A Discovery Channel expedition has recovered the Liberty Bell 7 space capsule that had been lost at sea for nearly 38 years. The capsule was reeled in by a crane aboard the ship Ocean Project in water 90 miles northeast of the Bahamas.

Liberty Bell 7, which was located this year by an earlier expedition, was lost during the 1961 splashdown of Mercury astronaut Virgil "Gus" Grissom. Grissom nearly died during the splashdown, when the capsule's door unexpectedly blew off. Until now, Liberty Bell 7 was the only manned American spacecraft that had not been recovered. The recovery expedition began on July 1 and was led by underwater salvage expert Curt Newport. The capsule was brought aboard the recovery ship at about 2:20 a.m. today.
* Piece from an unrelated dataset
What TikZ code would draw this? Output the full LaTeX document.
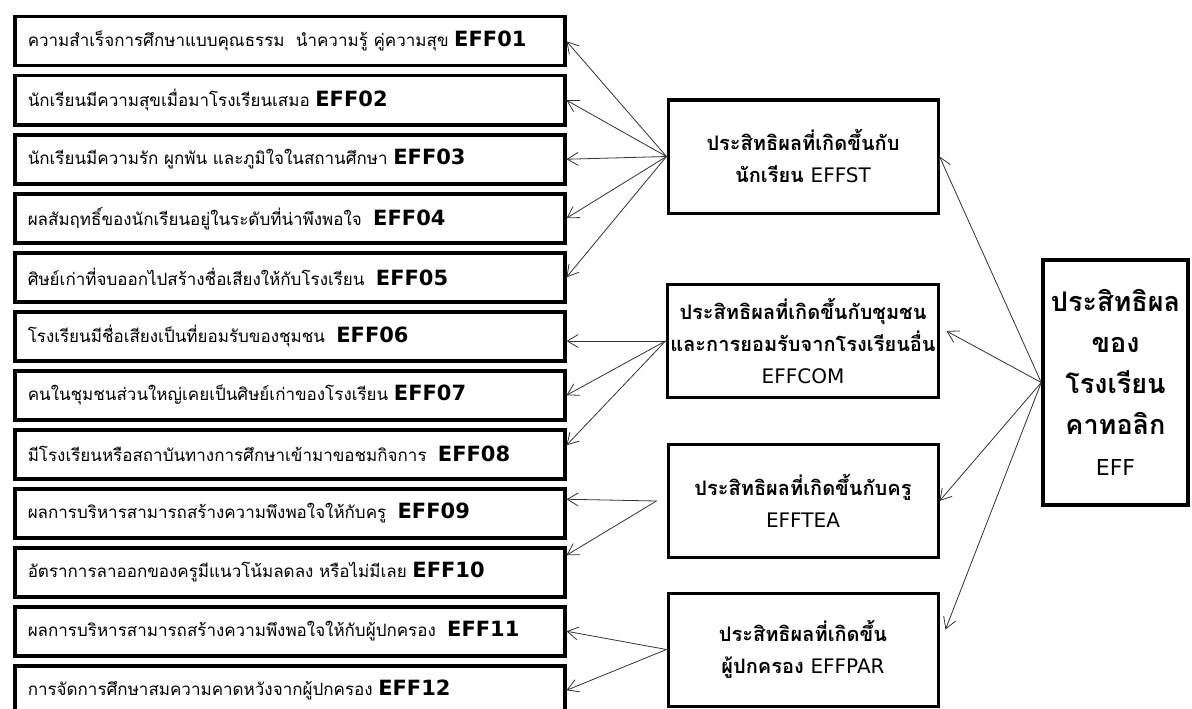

Newport recounted details of the operation in a telephone press conference later in the day. The capsule required several hours to be lifted from the ocean floor, he noted. During this time there was suspense as to whether it was in fact attached to the recovery line. "It was just nerve-wracking for me," said Newport. "I was having kittens, having to sit there and watch the line."

When the capsule emerged from the water, "it almost appeared like an apparition, like a ghost," recalled Newport. It was, he said, as if the capsule had been "brought to the surface through a time portal" from 1961.

Portions of the spacecraft appear to be well preserved, according to Newport. The exterior of the capsule is in "very good condition," he said, and some fabrics from the interior are "almost like new." However, the capsule's control panels are heavily damaged, and a reel of film from an on-board camera is unlikely to produce usable footage.

The capsule eventually will be put on display at the Kansas Cosmosphere and Space Center, a museum in Hutchinson, Kansas. Max Ary, president of the museum, was aboard the ship during the recovery operation and participated in the subsequent telephone press conference. Asked what was gained by recovering the capsule, Ary cited the expedition's "spirit of adventure."

Moreover, he stated, the capsule is "a critically important artifact" of the 1960s space race between the United States and the Soviet Union.

In addition to the capsule, the expedition recovered an ink canister. Such canisters were used to color the water at splashdown sites, as an aid to locating astronauts.